Selamat lebaran untuk yang merayakan hari nan fitri ini. Tatanan kalimat ini memang sengaja dibuat agar tak terlambat mengucap maaf pada sesama makhluk. Bukan hanya manusia, namun alam beserta isinya juga.
Manfaatkan momen ini sebaik mungkin. Memelihara degup kebahagian bisa dilakukan dengan menyebarkan kebaikan. Sekilas utopis memang, karena kita semua tahu keadaan sedang tidak baik-baik saja. Tidakkah kamu bosan mendengar parau hegemoni perkara itu-itu saja.
Waduh kenapa jadi belok begini bahasannya. Baiklah, kali ini akan dibahas kejenuhan saat lebaran. Kenapa bahas kejenuhan? Karena sudah banyak yang bahas momen tentang senang akan hadirnya momen lebaran.
Kalau ada senang pasti ada jenuh juga dong. Agar berimbang tak merusak ketukan interval semesta. Buat yang masih di bawah 17 tahun. Lebaran memang menyenangkan, berkumpul bersama handaitaulan bermain gembira bersama.
Belum lagi bonus yang didapat dari yang dewasa, seru sekali pastinya. Buat yang dewasa pasti ada yang beranggapan jenuh setiap tahun begitu saja. Bertemu handaitaulan lalu menerima lemparan pertanyaan dari yang lebih berumur maupun yang sukses sebaya.
Ya tepat sekali pertanyaan dengan kata “kapan”. Kapan ini, kapan itu, kapan begini, kapan begitu dan kapan-kapan kita berjumpa lagi. Bahkan dalam WA grup keluarga, gaduh yang terjadi akhir-akhir ini. Bisa melebur dalam obrolan sambil melahap ketupat opor ayam.

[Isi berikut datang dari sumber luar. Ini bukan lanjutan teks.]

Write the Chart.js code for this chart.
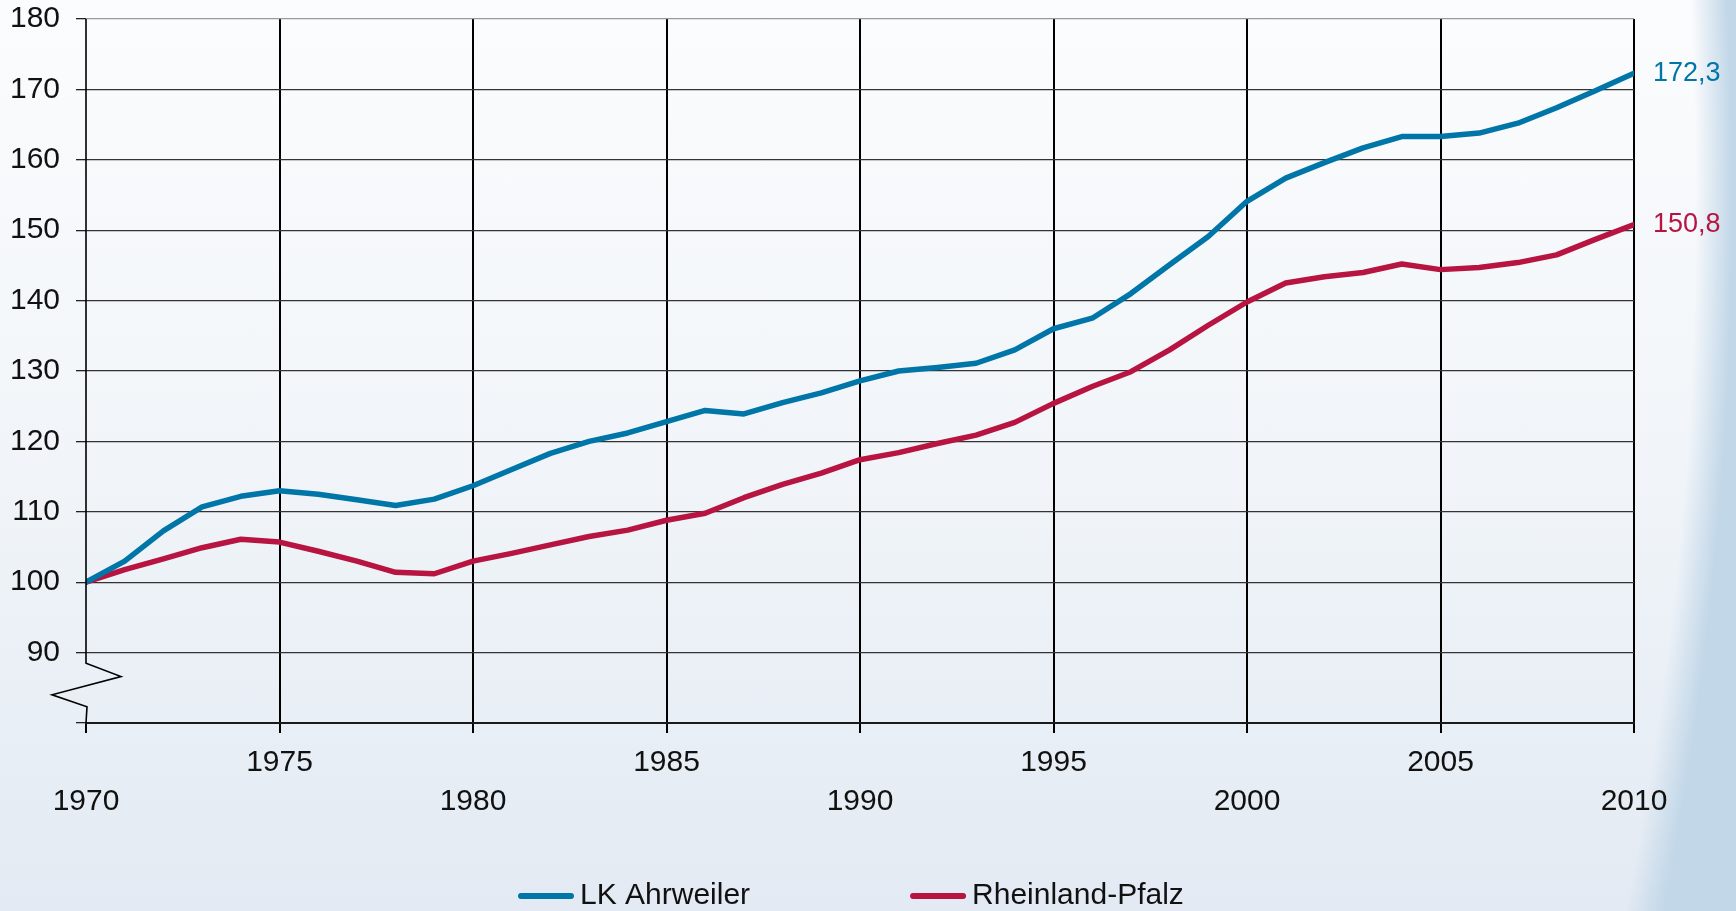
<!DOCTYPE html>
<html lang="de">
<head>
<meta charset="utf-8">
<title>Bevölkerungsentwicklung 1970–2010</title>
<script src="https://cdn.jsdelivr.net/npm/chart.js@4/dist/chart.umd.min.js"></script>
<style>
  html, body { margin: 0; padding: 0; overflow: hidden; }
  body {
    width: 1736px; height: 911px;
    background:
      radial-gradient(1044px 2000px at 688px 200px, rgba(195,216,233,0) 96.5%, #c2d7e8 100%),
      linear-gradient(to bottom, #fbfcfd 0%, #f1f5f9 50%, #e3eaf3 100%);
  }
  #wrap { position: relative; width: 1736px; height: 911px; }
</style>
</head>
<body>
<div id="wrap"><canvas id="chart"></canvas></div>
<script>
// ── Daten (Index 1970 = 100) ──
const years = [
  1970, 1971, 1972, 1973, 1974, 1975, 1976, 1977, 1978, 1979,
  1980, 1981, 1982, 1983, 1984, 1985, 1986, 1987, 1988, 1989,
  1990, 1991, 1992, 1993, 1994, 1995, 1996, 1997, 1998, 1999,
  2000, 2001, 2002, 2003, 2004, 2005, 2006, 2007, 2008, 2009, 2010
];
const lkAhrweiler = [
  100.0, 103.0, 107.3, 110.7, 112.2, 113.0, 112.5, 111.7, 110.9, 111.8,
  113.7, 116.0, 118.3, 120.0, 121.2, 122.8, 124.4, 123.9, 125.5, 126.9,
  128.6, 130.0, 130.5, 131.1, 133.0, 136.0, 137.5, 141.0, 145.1, 149.1,
  154.1, 157.4, 159.6, 161.7, 163.3, 163.3, 163.8, 165.2, 167.4, 169.8, 172.3
];
const rheinlandPfalz = [
  100.0, 101.8, 103.3, 104.9, 106.1, 105.7, 104.4, 103.0, 101.4, 101.2,
  103.0, 104.1, 105.3, 106.5, 107.4, 108.8, 109.8, 112.0, 113.9, 115.5,
  117.4, 118.4, 119.7, 120.9, 122.7, 125.4, 127.8, 129.9, 133.0, 136.5,
  139.8, 142.5, 143.4, 144.0, 145.2, 144.4, 144.7, 145.4, 146.5, 148.7, 150.8
];
const seriesNames = ['LK Ahrweiler', 'Rheinland-Pfalz'];
const seriesColors = ['#0075a8', '#b71441'];
const yTicks = [80, 90, 100, 110, 120, 130, 140, 150, 160, 170, 180];

const FONT = '"Liberation Sans", Arial, sans-serif';
const fmt = v => v.toFixed(1).replace('.', ',');

// ── Zusatzelemente: Achsenbruch, Endwerte, Legende ──
const decor = {
  id: 'decor',
  afterDatasetsDraw(chart) {
    const { ctx } = chart;
    ctx.save();
    ctx.font = '27px ' + FONT;
    ctx.textAlign = 'left';
    ctx.textBaseline = 'middle';
    chart.data.datasets.forEach((ds, i) => {
      const pts = chart.getDatasetMeta(i).data;
      const p = pts[pts.length - 1];
      ctx.fillStyle = ds.borderColor;
      ctx.fillText(fmt(ds.data[ds.data.length - 1].y), p.x + 19, p.y);
    });
    ctx.restore();
  },
  afterDraw(chart) {
    const { ctx, chartArea: a, scales: { y } } = chart;
    ctx.save();
    // linke Achse mit Bruch zwischen 90 und 80
    ctx.strokeStyle = '#000';
    ctx.lineWidth = 1.6;
    ctx.beginPath();
    ctx.moveTo(a.left, a.top);
    ctx.lineTo(a.left, y.getPixelForValue(88.5));
    ctx.lineTo(a.left + 35, y.getPixelForValue(86.6));
    ctx.lineTo(a.left - 34, y.getPixelForValue(84.0));
    ctx.lineTo(a.left + 1, y.getPixelForValue(82.3));
    ctx.lineTo(a.left, a.bottom);
    ctx.stroke();

    // Legende
    const ly = 896, lineLen = 56, gap = 6, itemGap = 160;
    let x = 518;
    ctx.font = '30px ' + FONT;
    ctx.textBaseline = 'middle';
    ctx.textAlign = 'left';
    ctx.lineCap = 'round';
    chart.data.datasets.forEach(ds => {
      ctx.strokeStyle = ds.borderColor;
      ctx.lineWidth = 6;
      ctx.beginPath();
      ctx.moveTo(x + 3, ly);
      ctx.lineTo(x + lineLen - 3, ly);
      ctx.stroke();
      ctx.fillStyle = '#111';
      ctx.fillText(ds.label, x + lineLen + gap, ly);
      x += lineLen + gap + ctx.measureText(ds.label).width + itemGap;
    });
    ctx.restore();
  }
};

new Chart(document.getElementById('chart'), {
  type: 'line',
  data: {
    datasets: [lkAhrweiler, rheinlandPfalz].map((vals, i) => ({
      label: seriesNames[i],
      data: years.map((yr, k) => ({ x: yr, y: vals[k] })),
      borderColor: seriesColors[i],
      backgroundColor: seriesColors[i],
      borderWidth: 5.5,
      borderCapStyle: 'round',
      borderJoinStyle: 'round',
      pointRadius: 0,
      tension: 0,
    }))
  },
  options: {
    responsive: true, maintainAspectRatio: false,
    animation: false,
    events: [],
    layout: { padding: { top: 19, right: 102, left: 0, bottom: 0 } },
    plugins: { legend: { display: false }, tooltip: { enabled: false } },
    scales: {
      x: {
        type: 'linear', min: years[0], max: years[years.length - 1],
        afterFit: s => { s.height = 188; s.paddingLeft = 0; s.paddingRight = 0; },
        border: { display: true, color: '#1a1a1a', width: 2 },
        grid: {
          color: c => c.tick && c.tick.value === years[0] ? 'rgba(0,0,0,0)' : '#000',
          tickColor: '#000',
          lineWidth: 2,
          tickLength: 10,
        },
        ticks: {
          stepSize: 5, autoSkip: false, maxRotation: 0, padding: 10,
          color: '#111',
          font: { family: FONT, size: 30, lineHeight: 1.3 },
          callback: v => (v % 10 === 0) ? ['', String(v)] : [String(v), ''],
        }
      },
      y: {
        min: yTicks[0], max: yTicks[yTicks.length - 1],
        afterFit: s => { s.width = 86; s.paddingTop = 0; s.paddingBottom = 0; },
        border: { display: false },
        grid: {
          color: c => c.tick && c.tick.value === yTicks[yTicks.length - 1] ? '#9a9a9a' : '#333',
          tickColor: '#222',
          lineWidth: 1.3,
          tickLength: 10,
        },
        afterBuildTicks: s => { s.ticks = yTicks.map(v => ({ value: v })); },
        ticks: {
          padding: 16,
          color: '#111',
          font: { family: FONT, size: 30 },
          callback: v => v === yTicks[0] ? '' : String(v),
        }
      }
    }
  },
  plugins: [decor]
});
</script>
</body>
</html>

Formula jawaban pamungkas saja masih bisa terpecahkan. Sulit menangkal pertanyaan yang mengandung kata “kapan”. Beda cerita kalau pertanyaan ini muncul dalam dunia virtual. Tinggal gembok akun tidak saling follow. Maka kelar sudah semua urusan.
Dalam benak bergumam “lelah untuk bersosial”. Lha kodratnya manusia sebagai makhluk sosial terus njur piye luurrd? Lalu bagaimana menemukan jawaban atas pertanyaan kapan? Puter otak, lalu utak atik kata. Generasi milenial nan kreatif, pasti bisa menyusun jawaban dari pertanyaan kapan.
Kamu bisa mengkombinasikan jawaban kamu dengan isu-isu ramai yang terjadi saat ini. Meski nantinya jawaban kamu terlihat tidak nyambung. Ultimatenya yang tanya bisa jadi kesal dengan jawaban kamu.
Tapi masih rela tertawa dan melempar senyum sembari menikmati air mineral. Akibat tersedak tulang ayam dari sajian opor yang dilahap. Sialnya ya kamu bakal diajak ngobrol panjang lebar tinggi tentang isu tersebut.
Basa-basi basi, ditanya kapan lulus untuk yang masih menimati semester akhir. Kapan nikah untuk yang sudah lulus. Tapi masih menganggur. Sudah tahu masih menganggur masih ditanya kapan nikah. Rabi butuh riba luurrd kalau tidak riba belum bisa rabi.
Kamu bisa jawab, harusnya kemarin tapi gegara ada sebuah aksi akhirnya tidak jadi. Maka akan muncul lagi pertanyaan, hubungannya apa? Kamu bisa jawab dengan singkat, hubungannya saudara.
Bagaimana, cukup menjengkelkan bukan? Membacanya saja sudah terasa menjengkelkan. Apalagi mendengar jawaban macam ini secara langsung. Dengan begini, kamu tidak merasa jenuh lagi saat lebaran.
Karena dari sini akan memicu ketulusan saling memaafkan. Namanya saja juga saudara. Bukankah saling menjaga dan melindungi sesama adalah sebuah kebaikan. Untuk tetap memelihara degup kebahagian.
Tidak perlu meributkan hal serupa basa-basi basi. Terlebih urusan moral apalagi ranah privasi. Biar setiap insan yang menata dan mengaturnya. Kita semua tinggal mengikuti sebuah peraturan ~sehat~.
Bagaimana apa kamu masih melihat kejenuhan dari aspek yang lain, Nabs?